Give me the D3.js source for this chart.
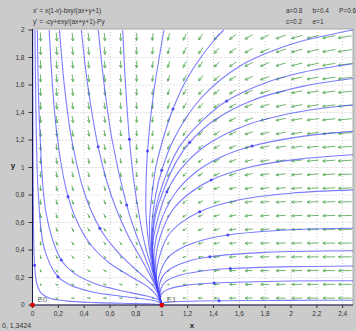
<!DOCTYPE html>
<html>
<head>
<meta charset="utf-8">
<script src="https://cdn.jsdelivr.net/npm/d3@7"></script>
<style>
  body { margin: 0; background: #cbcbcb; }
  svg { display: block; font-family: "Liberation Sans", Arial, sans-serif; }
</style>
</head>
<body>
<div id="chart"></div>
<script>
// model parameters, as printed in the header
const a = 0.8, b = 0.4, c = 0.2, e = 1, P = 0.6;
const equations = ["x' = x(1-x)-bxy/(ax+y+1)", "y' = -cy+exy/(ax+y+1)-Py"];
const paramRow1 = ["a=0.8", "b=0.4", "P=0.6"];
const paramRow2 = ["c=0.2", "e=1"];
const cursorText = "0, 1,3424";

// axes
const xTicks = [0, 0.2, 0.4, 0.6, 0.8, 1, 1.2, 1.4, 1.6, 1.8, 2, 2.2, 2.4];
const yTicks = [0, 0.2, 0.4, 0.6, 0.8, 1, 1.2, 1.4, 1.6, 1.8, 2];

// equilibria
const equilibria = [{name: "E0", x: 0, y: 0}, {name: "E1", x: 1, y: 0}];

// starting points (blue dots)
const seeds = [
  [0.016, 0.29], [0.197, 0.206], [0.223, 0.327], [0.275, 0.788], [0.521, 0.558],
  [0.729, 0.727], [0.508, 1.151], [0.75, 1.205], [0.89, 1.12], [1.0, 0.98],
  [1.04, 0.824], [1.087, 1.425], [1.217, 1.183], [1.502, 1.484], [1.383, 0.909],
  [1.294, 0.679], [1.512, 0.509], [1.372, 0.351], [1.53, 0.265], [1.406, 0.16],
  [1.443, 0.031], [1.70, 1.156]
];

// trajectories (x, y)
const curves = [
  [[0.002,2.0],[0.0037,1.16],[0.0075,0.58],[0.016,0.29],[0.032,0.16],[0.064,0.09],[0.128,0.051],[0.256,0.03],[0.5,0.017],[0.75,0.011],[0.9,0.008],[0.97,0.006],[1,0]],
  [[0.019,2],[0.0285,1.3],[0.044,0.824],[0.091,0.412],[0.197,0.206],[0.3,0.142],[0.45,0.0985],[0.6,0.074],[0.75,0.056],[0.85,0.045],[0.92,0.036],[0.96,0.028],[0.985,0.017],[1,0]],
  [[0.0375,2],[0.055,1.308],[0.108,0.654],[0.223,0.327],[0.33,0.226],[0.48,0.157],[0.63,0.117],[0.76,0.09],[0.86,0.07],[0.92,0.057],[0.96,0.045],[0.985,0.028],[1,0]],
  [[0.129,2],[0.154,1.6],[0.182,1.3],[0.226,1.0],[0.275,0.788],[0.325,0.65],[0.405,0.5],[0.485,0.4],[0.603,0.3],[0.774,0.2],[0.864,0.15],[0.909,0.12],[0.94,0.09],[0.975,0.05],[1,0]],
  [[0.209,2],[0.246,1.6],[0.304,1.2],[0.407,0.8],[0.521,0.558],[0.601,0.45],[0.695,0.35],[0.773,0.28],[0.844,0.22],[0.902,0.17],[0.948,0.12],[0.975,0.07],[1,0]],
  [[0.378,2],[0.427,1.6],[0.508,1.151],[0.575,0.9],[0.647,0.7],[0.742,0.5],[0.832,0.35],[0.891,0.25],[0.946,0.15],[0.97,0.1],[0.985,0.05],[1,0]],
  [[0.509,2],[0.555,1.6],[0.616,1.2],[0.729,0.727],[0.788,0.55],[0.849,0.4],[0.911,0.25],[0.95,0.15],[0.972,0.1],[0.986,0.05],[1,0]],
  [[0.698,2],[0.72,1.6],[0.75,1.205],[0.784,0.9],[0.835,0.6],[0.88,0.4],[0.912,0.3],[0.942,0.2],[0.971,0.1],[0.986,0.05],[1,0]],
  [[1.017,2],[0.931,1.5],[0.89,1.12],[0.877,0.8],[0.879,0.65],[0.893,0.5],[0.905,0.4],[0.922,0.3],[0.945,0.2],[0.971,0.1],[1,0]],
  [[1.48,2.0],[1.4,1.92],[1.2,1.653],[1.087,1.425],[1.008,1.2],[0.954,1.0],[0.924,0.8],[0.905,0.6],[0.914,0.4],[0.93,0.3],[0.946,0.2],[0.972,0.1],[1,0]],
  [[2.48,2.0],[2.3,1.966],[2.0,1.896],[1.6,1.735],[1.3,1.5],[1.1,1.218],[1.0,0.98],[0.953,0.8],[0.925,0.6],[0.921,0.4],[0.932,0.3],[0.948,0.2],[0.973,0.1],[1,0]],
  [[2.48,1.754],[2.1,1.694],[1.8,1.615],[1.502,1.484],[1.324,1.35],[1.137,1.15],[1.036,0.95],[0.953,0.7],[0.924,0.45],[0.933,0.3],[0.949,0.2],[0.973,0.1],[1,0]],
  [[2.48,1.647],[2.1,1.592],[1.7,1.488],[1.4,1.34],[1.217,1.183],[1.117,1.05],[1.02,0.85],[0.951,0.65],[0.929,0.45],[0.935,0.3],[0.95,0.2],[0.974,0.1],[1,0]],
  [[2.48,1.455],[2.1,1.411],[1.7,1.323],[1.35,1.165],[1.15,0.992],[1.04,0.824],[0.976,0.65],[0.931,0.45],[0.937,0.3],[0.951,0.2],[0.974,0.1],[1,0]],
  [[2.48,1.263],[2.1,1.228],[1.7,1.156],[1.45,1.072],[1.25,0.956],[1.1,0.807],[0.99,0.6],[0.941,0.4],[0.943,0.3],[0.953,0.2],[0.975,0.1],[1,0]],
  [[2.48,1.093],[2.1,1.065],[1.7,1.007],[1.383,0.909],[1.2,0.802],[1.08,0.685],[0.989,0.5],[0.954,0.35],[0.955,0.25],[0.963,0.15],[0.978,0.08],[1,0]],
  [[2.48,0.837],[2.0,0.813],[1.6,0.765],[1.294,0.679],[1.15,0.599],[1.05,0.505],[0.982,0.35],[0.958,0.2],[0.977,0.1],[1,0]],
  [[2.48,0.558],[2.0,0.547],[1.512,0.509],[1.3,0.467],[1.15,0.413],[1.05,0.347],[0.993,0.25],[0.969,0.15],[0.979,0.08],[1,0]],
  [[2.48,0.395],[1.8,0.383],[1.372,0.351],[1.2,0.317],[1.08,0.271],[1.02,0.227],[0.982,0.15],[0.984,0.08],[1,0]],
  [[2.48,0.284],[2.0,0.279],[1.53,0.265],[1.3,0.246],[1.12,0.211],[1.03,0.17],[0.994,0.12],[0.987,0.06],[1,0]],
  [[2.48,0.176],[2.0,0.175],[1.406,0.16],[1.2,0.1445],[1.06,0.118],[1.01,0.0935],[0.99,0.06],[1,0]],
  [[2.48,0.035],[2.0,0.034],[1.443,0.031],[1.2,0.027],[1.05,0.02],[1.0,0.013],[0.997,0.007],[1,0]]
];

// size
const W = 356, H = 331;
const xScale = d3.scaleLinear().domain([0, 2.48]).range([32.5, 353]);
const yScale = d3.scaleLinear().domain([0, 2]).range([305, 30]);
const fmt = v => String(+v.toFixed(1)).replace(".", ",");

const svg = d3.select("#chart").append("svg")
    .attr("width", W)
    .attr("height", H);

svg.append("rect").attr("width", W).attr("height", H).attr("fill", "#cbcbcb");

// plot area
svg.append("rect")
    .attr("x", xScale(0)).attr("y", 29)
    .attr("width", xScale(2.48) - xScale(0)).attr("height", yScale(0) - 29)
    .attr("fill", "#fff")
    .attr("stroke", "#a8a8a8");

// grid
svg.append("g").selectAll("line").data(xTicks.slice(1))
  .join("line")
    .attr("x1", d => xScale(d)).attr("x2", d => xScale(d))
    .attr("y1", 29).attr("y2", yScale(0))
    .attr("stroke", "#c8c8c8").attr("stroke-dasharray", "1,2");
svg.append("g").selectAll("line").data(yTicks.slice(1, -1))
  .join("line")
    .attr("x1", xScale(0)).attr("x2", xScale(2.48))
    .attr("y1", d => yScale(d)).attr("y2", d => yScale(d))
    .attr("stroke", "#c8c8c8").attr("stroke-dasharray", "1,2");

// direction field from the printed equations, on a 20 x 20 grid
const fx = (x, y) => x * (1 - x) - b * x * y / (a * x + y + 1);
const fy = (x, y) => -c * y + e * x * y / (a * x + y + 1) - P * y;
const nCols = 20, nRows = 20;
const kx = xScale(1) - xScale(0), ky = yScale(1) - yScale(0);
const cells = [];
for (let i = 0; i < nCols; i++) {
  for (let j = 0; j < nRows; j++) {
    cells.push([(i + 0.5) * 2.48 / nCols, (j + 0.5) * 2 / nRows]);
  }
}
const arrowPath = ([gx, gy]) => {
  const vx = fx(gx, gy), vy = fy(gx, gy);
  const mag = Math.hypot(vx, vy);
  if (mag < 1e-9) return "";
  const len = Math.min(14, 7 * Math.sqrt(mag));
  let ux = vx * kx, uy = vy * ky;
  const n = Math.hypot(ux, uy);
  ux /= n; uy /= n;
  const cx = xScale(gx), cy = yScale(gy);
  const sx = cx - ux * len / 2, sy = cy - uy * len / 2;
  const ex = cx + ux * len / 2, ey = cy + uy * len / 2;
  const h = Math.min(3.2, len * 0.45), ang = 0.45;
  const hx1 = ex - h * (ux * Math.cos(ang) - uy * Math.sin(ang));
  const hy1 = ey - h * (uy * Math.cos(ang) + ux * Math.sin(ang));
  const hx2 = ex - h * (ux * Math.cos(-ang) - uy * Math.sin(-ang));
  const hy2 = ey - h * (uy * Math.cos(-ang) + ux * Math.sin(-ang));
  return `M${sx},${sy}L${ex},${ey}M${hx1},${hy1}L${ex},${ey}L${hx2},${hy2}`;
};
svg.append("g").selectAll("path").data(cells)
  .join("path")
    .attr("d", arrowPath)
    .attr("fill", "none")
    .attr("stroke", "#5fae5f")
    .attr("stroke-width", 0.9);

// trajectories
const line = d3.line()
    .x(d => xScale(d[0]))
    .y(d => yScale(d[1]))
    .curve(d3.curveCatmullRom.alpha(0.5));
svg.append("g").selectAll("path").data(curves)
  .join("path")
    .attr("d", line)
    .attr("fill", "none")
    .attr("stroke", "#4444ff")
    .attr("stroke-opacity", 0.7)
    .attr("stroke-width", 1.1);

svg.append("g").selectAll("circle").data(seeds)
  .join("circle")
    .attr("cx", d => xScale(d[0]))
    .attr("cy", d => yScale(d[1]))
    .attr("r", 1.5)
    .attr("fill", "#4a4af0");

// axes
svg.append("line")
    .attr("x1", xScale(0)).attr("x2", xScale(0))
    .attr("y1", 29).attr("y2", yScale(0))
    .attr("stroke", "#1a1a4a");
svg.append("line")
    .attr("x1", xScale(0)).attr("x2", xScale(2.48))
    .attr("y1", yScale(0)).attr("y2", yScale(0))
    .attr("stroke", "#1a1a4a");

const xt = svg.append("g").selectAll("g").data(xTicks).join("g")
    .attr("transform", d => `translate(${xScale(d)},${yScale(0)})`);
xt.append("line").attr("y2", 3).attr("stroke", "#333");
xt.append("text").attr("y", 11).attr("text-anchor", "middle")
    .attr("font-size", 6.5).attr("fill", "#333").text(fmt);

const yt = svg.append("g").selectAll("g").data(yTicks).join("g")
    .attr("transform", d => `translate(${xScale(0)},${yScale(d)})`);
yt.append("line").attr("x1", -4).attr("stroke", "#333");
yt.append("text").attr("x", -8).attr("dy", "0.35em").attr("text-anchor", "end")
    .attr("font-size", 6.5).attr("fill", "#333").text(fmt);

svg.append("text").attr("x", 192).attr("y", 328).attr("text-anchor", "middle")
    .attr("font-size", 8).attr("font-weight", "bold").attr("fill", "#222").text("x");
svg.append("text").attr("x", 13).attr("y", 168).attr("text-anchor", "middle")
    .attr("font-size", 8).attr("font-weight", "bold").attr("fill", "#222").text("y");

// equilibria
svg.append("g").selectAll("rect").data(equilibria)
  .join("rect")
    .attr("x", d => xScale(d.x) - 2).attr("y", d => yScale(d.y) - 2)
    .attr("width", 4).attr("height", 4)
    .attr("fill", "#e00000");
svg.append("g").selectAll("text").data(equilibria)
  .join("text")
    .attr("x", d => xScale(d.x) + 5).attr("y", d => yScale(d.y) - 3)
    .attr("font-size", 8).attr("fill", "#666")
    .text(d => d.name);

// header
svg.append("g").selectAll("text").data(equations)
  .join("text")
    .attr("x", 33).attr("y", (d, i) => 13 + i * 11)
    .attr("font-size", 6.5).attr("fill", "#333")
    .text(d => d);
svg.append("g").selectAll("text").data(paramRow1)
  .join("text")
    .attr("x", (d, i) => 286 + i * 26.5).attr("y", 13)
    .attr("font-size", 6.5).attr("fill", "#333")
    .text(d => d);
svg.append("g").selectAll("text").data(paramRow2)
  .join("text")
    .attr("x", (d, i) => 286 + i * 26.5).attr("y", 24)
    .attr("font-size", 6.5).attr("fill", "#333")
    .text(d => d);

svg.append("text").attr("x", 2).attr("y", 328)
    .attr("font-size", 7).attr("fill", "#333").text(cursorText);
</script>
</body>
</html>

PROBLEM REQUIREMENTS –
Repeat, exactly and in full, each line from the start of the data to the line that contains "1.6, 1.8, 2];". Pictures do not go in.

EXERCISE RESULT –
Give me the D3.js source for this chart.
<!DOCTYPE html>
<html>
<head>
<meta charset="utf-8">
<script src="https://cdn.jsdelivr.net/npm/d3@7"></script>
<style>
  body { margin: 0; background: #cbcbcb; }
  svg { display: block; font-family: "Liberation Sans", Arial, sans-serif; }
</style>
</head>
<body>
<div id="chart"></div>
<script>
// model parameters, as printed in the header
const a = 0.8, b = 0.4, c = 0.2, e = 1, P = 0.6;
const equations = ["x' = x(1-x)-bxy/(ax+y+1)", "y' = -cy+exy/(ax+y+1)-Py"];
const paramRow1 = ["a=0.8", "b=0.4", "P=0.6"];
const paramRow2 = ["c=0.2", "e=1"];
const cursorText = "0, 1,3424";

// axes
const xTicks = [0, 0.2, 0.4, 0.6, 0.8, 1, 1.2, 1.4, 1.6, 1.8, 2, 2.2, 2.4];
const yTicks = [0, 0.2, 0.4, 0.6, 0.8, 1, 1.2, 1.4, 1.6, 1.8, 2];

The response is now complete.